Eye For Film >> Movies >> The Fallout (2021) Film Review
The Fallout
Reviewed by: Jennie Kermode
Last year, due to the Covid-19 pandemic, many US children were not attending school, so the country got a break from school shootings. In 2019 there were 25, with six people killed and dozens more injured. In 2018, there were 24, resulting in at least 35 deaths. The numbers, small though they are as a proportion of the school population, speak to unimaginable loss, yet they only tell part of the story. Beyond those killed and those left with life changing injuries are all the other people - witnesses, parents, siblings, kids who know they came very close to getting shot themselves - who experience severe emotional trauma. Most will carry something of it with them for the rest of their lives.
Vada (Jenna Ortega) is just in the middle of an ordinary day when it happens to her. She's excused herself from class to go to the toilets so she can take a phone call from her little sister about something which will, in retrospect, seem trivial. She ends up hiding there with fellow students Mia (Maddie Ziegler) and Quinton (Niles Fitch). Only the latter has seen what's happening directly - his T-shirt is covered in his brother's blood - but they all hear the shots, trying to keep still and quiet for a period of time that must seem interminable. Because of what we don't see, we're not distracted from the effect it has on them, from the expressions on their faces and those small, fast, urgent breaths. Here and in later scenes, evocative sound design puts us right there in the moment.
The bulk of the film takes place after the shooting, at the point where the police and paramedics have gone, the media circus has disbanded and outsiders expect the lives of those caught up in it to go back to normal. Vada's longstanding best friend, Nick (Will Ropp), feels that normal is the last thing they should want - that normal facilitated this - and immediately applies himself to campaigning, making media appearances to talk about gun control. Vada understands this but can't relate to it herself. Beyond fear of returning to the spaces where it happened, she doesn't seem to feel anything much. Obliged to go to a counsellor, she says that she thinks, from this, that she must be fine, but the counsellor stresses that having some kind of feeling - "anything at all" - is a prerequisite to the recovery process.

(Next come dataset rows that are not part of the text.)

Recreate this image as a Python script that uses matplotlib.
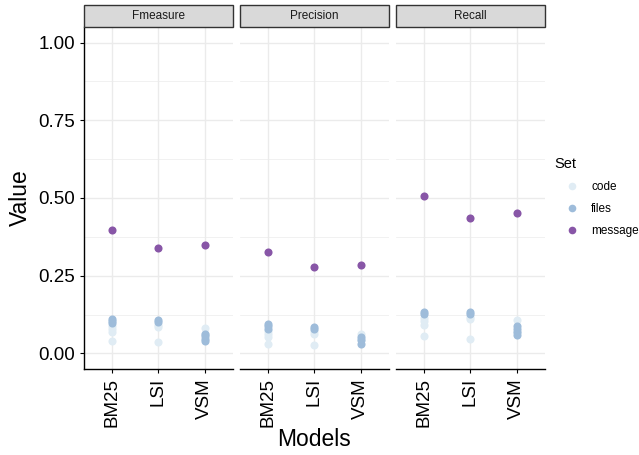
import matplotlib
matplotlib.use("Agg")
import matplotlib.pyplot as plt
from matplotlib.lines import Line2D
from matplotlib.patches import Rectangle

plt.rcParams['font.family'] = ['Liberation Sans', 'DejaVu Sans']

models = ["BM25", "LSI", "VSM"]
metrics = ["Fmeasure", "Precision", "Recall"]
sets = ["code", "files", "message"]
set_colors = ["#e0ecf4", "#9ebcda", "#8856a7"]

# several runs per model for code / files, one for message
fmeasure_code = [[0.088, 0.078, 0.070, 0.040], [0.093, 0.086, 0.036], [0.083, 0.062]]
fmeasure_files = [[0.112, 0.104, 0.097], [0.107, 0.100], [0.064, 0.055, 0.046, 0.040]]
fmeasure_message = [0.396, 0.340, 0.348]

precision_code = [[0.072, 0.062, 0.052, 0.029], [0.072, 0.064, 0.027], [0.063, 0.045]]
precision_files = [[0.095, 0.088, 0.080], [0.086, 0.078], [0.052, 0.042, 0.030]]
precision_message = [0.325, 0.278, 0.283]

recall_code = [[0.115, 0.105, 0.093, 0.056], [0.118, 0.112, 0.048], [0.109, 0.070]]
recall_files = [[0.134, 0.127], [0.134, 0.127], [0.088, 0.078, 0.068, 0.058]]
recall_message = [0.507, 0.436, 0.452]

panel_data = [
    (fmeasure_code, fmeasure_files, fmeasure_message),
    (precision_code, precision_files, precision_message),
    (recall_code, recall_files, recall_message),
]

W, H = 639, 455
fig = plt.figure(figsize=(W / 100, H / 100), dpi=100)

left, top, bottom = 84, 27, 369
pw, gap = 148.5, 7.5
grid_col = "#ebebeb"
pt_size = 34

for i, (metric, (code, files, message)) in enumerate(zip(metrics, panel_data)):
    x0 = left + i * (pw + gap)
    ax = fig.add_axes([x0 / W, 1 - bottom / H, pw / W, (bottom - top) / H])
    ax.set_xlim(0.4, 3.6)
    ax.set_ylim(-0.05, 1.05)
    ax.set_yticks([0, 0.25, 0.5, 0.75, 1.0])
    ax.set_yticks([0.125, 0.375, 0.625, 0.875], minor=True)
    ax.set_xticks([1, 2, 3])
    ax.set_xticklabels(models, rotation=90, fontsize=13.5)
    ax.grid(True, which="major", color=grid_col, linewidth=1.0, zorder=0)
    ax.grid(True, which="minor", axis="y", color=grid_col, linewidth=0.5, zorder=0)
    ax.set_axisbelow(True)
    for s in ["top", "right"]:
        ax.spines[s].set_visible(False)
    ax.spines["bottom"].set_linewidth(1.0)
    ax.spines["left"].set_linewidth(1.0)
    ax.tick_params(which="minor", length=0)
    ax.tick_params(which="major", length=3, width=0.8, color="black", labelcolor="black")
    if i == 0:
        ax.set_yticklabels(["0.00", "0.25", "0.50", "0.75", "1.00"], fontsize=13.5)
    else:
        ax.spines["left"].set_visible(False)
        ax.tick_params(axis="y", which="both", left=False, labelleft=False)

    for j in range(len(models)):
        ax.scatter([j + 1] * len(code[j]), code[j], s=pt_size, color=set_colors[0],
                   linewidths=0, zorder=3)
        ax.scatter([j + 1] * len(files[j]), files[j], s=pt_size, color=set_colors[1],
                   linewidths=0, zorder=3)
    ax.scatter([1, 2, 3], message, s=pt_size, color=set_colors[2], linewidths=0, zorder=3)

    # facet strip
    strip = fig.add_axes([x0 / W, 1 - top / H, pw / W, 22 / H])
    strip.set_xlim(0, 1)
    strip.set_ylim(0, 1)
    strip.axis("off")
    strip.add_patch(Rectangle((0, 0), 1, 1, facecolor="#d9d9d9", edgecolor="#333333",
                              linewidth=1.0, transform=strip.transAxes, clip_on=False))
    strip.text(0.5, 0.5, metric, ha="center", va="center", fontsize=8.5, color="#1a1a1a")

fig.text((left + (3 * pw + 2 * gap) / 2) / W, 1 - 439 / H, "Models", ha="center",
         va="center", fontsize=16.5)
fig.text(20 / W, 1 - 198 / H, "Value", ha="center", va="center", rotation=90, fontsize=16.5)

handles = [Line2D([], [], linestyle="", marker="o", markersize=5.5, markeredgewidth=0,
                  color=c) for c in set_colors]
leg = fig.legend(handles, sets, title="Set", loc="upper left",
                 bbox_to_anchor=(544 / W, 1 - 146 / H), frameon=False, fontsize=8.5,
                 title_fontsize=10.5, handletextpad=0.2, labelspacing=0.85,
                 handlelength=2.9)
leg._legend_box.align = "left"

fig.savefig("out.png", dpi=100)
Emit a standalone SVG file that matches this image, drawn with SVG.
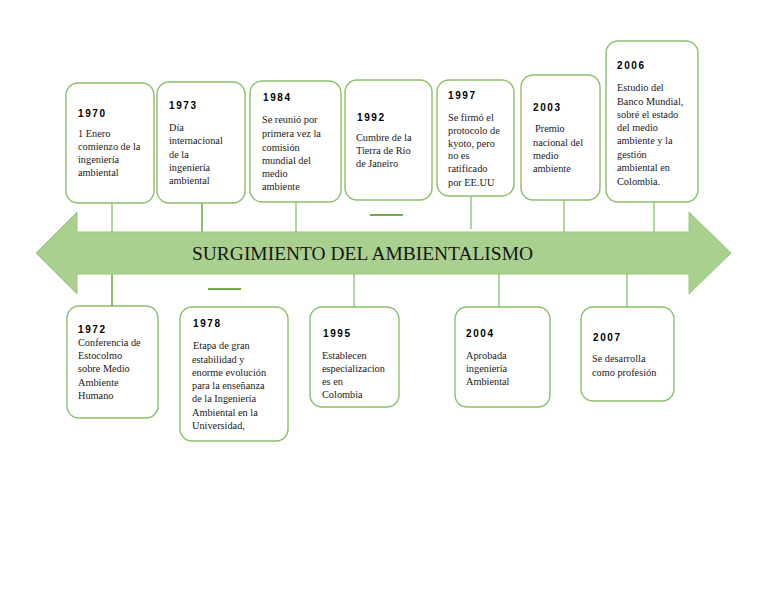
<svg xmlns="http://www.w3.org/2000/svg" width="768" height="594" viewBox="0 0 768 594">
<style>
.box{fill:#ffffff;stroke:#8dc06b;stroke-width:1.4}
.yr{font-family:"Liberation Sans",Arial,sans-serif;font-weight:bold;font-size:10px;letter-spacing:1.6px;fill:#000}
.tx{font-family:"Liberation Serif","Times New Roman",serif;font-size:10.3px;fill:#1a1a1a}
.stem{stroke:#8dc06b;stroke-width:1.3;fill:none}
.stem2{stroke:#70ad47;stroke-width:1.6;fill:none}
.dash{stroke:#70ad47;stroke-width:2;fill:none}
.title{font-family:"Liberation Serif","Times New Roman",serif;font-size:19px;fill:#151515}
</style>
<rect width="768" height="594" fill="#ffffff"/>
<g id="connectors">
<line class="stem" x1="112" y1="203" x2="112" y2="234"/>
<line class="stem2" x1="202" y1="203" x2="202" y2="234"/>
<line class="stem" x1="296" y1="202" x2="296" y2="234"/>
<line class="stem" x1="471" y1="196" x2="471" y2="229"/>
<line class="stem" x1="564" y1="200" x2="564" y2="234"/>
<line class="stem" x1="654" y1="202" x2="654" y2="234"/>
<line class="stem2" x1="112" y1="272" x2="112" y2="306"/>
<line class="stem" x1="354" y1="272" x2="354" y2="307"/>
<line class="stem" x1="499" y1="272" x2="499" y2="307"/>
<line class="stem" x1="627" y1="272" x2="627" y2="307"/>
<line class="dash" x1="370" y1="215" x2="403" y2="215"/>
<line class="dash" x1="208" y1="289" x2="241" y2="289"/>
</g>
<g id="timeline-arrow">
<polygon points="36,253 77,212 77,232 689,232 689,212 731,253 689,294 689,274 77,274 77,294" fill="#a9d08e" stroke="#9cc780" stroke-width="1"/>
<text class="title" x="192" y="260" textLength="341" lengthAdjust="spacingAndGlyphs">SURGIMIENTO DEL AMBIENTALISMO</text>
</g>
<g id="n1970">
<rect class="box" x="66" y="83" width="88" height="120" rx="12"/>
<text class="yr" x="78" y="117">1970</text>
<text class="tx"><tspan x="78" y="137">1 Enero</tspan><tspan x="78" y="150">comienzo de la</tspan><tspan x="78" y="163">ingeniería</tspan><tspan x="78" y="176">ambiental</tspan></text>
</g>
<g id="n1973">
<rect class="box" x="157" y="82" width="88" height="121" rx="12"/>
<text class="yr" x="169" y="109">1973</text>
<text class="tx"><tspan x="169" y="131">Día</tspan><tspan x="169" y="144">internacional</tspan><tspan x="169" y="158">de la</tspan><tspan x="169" y="171">ingeniería</tspan><tspan x="169" y="184">ambiental</tspan></text>
</g>
<g id="n1984">
<rect class="box" x="250" y="81" width="91" height="121" rx="12"/>
<text class="yr" x="263" y="101">1984</text>
<text class="tx"><tspan x="262" y="123">Se reunió por</tspan><tspan x="262" y="137">primera vez la</tspan><tspan x="262" y="151">comisión</tspan><tspan x="262" y="164">mundial del</tspan><tspan x="262" y="177">medio</tspan><tspan x="262" y="190">ambiente</tspan></text>
</g>
<g id="n1992">
<rect class="box" x="345" y="80" width="87" height="120" rx="12"/>
<text class="yr" x="357" y="121">1992</text>
<text class="tx"><tspan x="356" y="141">Cumbre de la</tspan><tspan x="356" y="154">Tierra de Río</tspan><tspan x="356" y="167">de Janeiro</tspan></text>
</g>
<g id="n1997">
<rect class="box" x="437" y="80" width="77" height="116" rx="12"/>
<text class="yr" x="448" y="99">1997</text>
<text class="tx"><tspan x="448" y="121">Se firmó el</tspan><tspan x="448" y="134">protocolo de</tspan><tspan x="448" y="147">kyoto, pero</tspan><tspan x="448" y="159">no es</tspan><tspan x="448" y="172">ratificado</tspan><tspan x="448" y="186">por EE.UU</tspan></text>
</g>
<g id="n2003">
<rect class="box" x="521" y="75" width="79" height="125" rx="12"/>
<text class="yr" x="533" y="111">2003</text>
<text class="tx"><tspan x="535" y="132"> Premio</tspan><tspan x="533" y="146">nacional del</tspan><tspan x="533" y="159">medio</tspan><tspan x="533" y="172">ambiente</tspan></text>
</g>
<g id="n2006">
<rect class="box" x="606" y="41" width="92" height="161" rx="12"/>
<text class="yr" x="617" y="69">2006</text>
<text class="tx"><tspan x="617" y="91">Estudio del</tspan><tspan x="617" y="105">Banco Mundial,</tspan><tspan x="617" y="118">sobré el estado</tspan><tspan x="617" y="131">del medio</tspan><tspan x="617" y="144">ambiente y la</tspan><tspan x="617" y="158">gestión</tspan><tspan x="617" y="171">ambiental en</tspan><tspan x="617" y="185">Colombia.</tspan></text>
</g>
<g id="n1972">
<rect class="box" x="67" y="306" width="91" height="112" rx="12"/>
<text class="yr" x="78" y="333">1972</text>
<text class="tx"><tspan x="78" y="346">Conferencia de</tspan><tspan x="78" y="359">Estocolmo</tspan><tspan x="78" y="372">sobre Medio</tspan><tspan x="78" y="386">Ambiente</tspan><tspan x="78" y="399">Humano</tspan></text>
</g>
<g id="n1978">
<rect class="box" x="180" y="307" width="108" height="134" rx="12"/>
<text class="yr" x="193" y="327">1978</text>
<text class="tx"><tspan x="193" y="349"> Etapa de gran</tspan><tspan x="192" y="363">estabilidad y</tspan><tspan x="192" y="376">enorme evolución</tspan><tspan x="192" y="389">para la enseñanza</tspan><tspan x="192" y="402">de la Ingeniería</tspan><tspan x="192" y="416">Ambiental en la</tspan><tspan x="192" y="429">Universidad,</tspan></text>
</g>
<g id="n1995">
<rect class="box" x="310" y="307" width="89" height="100" rx="12"/>
<text class="yr" x="323" y="337">1995</text>
<text class="tx"><tspan x="322" y="359">Establecen</tspan><tspan x="322" y="372">especializacion</tspan><tspan x="322" y="385">es en</tspan><tspan x="322" y="398">Colombia</tspan></text>
</g>
<g id="n2004">
<rect class="box" x="455" y="307" width="95" height="100" rx="12"/>
<text class="yr" x="466" y="337">2004</text>
<text class="tx"><tspan x="466" y="359">Aprobada</tspan><tspan x="466" y="372">ingeniería</tspan><tspan x="466" y="385">Ambiental</tspan></text>
</g>
<g id="n2007">
<rect class="box" x="581" y="307" width="93" height="94" rx="12"/>
<text class="yr" x="593" y="341">2007</text>
<text class="tx"><tspan x="592" y="362">Se desarrolla</tspan><tspan x="592" y="376">como profesión</tspan></text>
</g>
</svg>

The experience of death or proximate violence on this scale is disorientating at any age but all the more so in youth, when one has so little to compare it to that it's difficult to contextualise. The only people who seem like to understand Vada's specific experience are those she shared it with, so she gravitates towards them, forgetful of prior connections. Typical trauma responses follow: impulsive behaviour, experimentation, catastrophe sex. Without a roadmap, Vada doesn't know what's happening to her. Her world shrinks into an intense present. Her family and teachers try to get the balance right in providing space and support, whilst Nick dos his best to be a non-judgemental friend. She struggles to connect with them, as if listening from underwater, whilst her interactions with Mia and Quinton become so intense that they threaten to cause further damage.
Megan Park's script presents this chaotic experience in a non-linear way which helps viewers to get inside Vada's head. Whereas in most films we're observers watching characters make decisions, here we are Vada's fellow passengers as her life seems to career along without direction. Park seamlessly interweaves elements of dance to let the bodies of the survivors express what words cannot. Ortega gives herself over completely to her role, delivering a mesmerising performance. As well as managing the strangeness of the survivor experience, she perfectly straddles the boundary between child and adult, with Vada so confident and insightful at times that it's shocking how lost she is at others, easy to forget how much she doesn't know about the world.
Credit should also go to Julie Bowen and Lumi Pollack as Vada's mother and little sister respectively, each struggling with how abruptly one of the most important relationships in their lives has changed. Vada's parents seem to recognise that she needs to be wholly focused on herself for a while in order to process what has happened, but living with it is still hard, especially in light of their own intensified protective instincts. Park finds moments of comedy in their interactions which leaven the stress on display, and despite its subject matter, the latter part of film is never really grim. Vada's heady journey makes for compelling viewing. She's charming after the fashion of an addict, liberated from conventional boundaries - and whilst most viewers will recognise that she's every bit as dangerous, one can't help but hope that she holds on to a bit of her new found spontaneity.
Lively and intelligent and brilliantly composed, The Fallout packs a punch, delivering blows that you won't see coming. Its love of life makes recognition of what has been lost all the more painful. Park wastes no time on idle sentiment or censure but delivers something that feels utterly real. Don't miss it.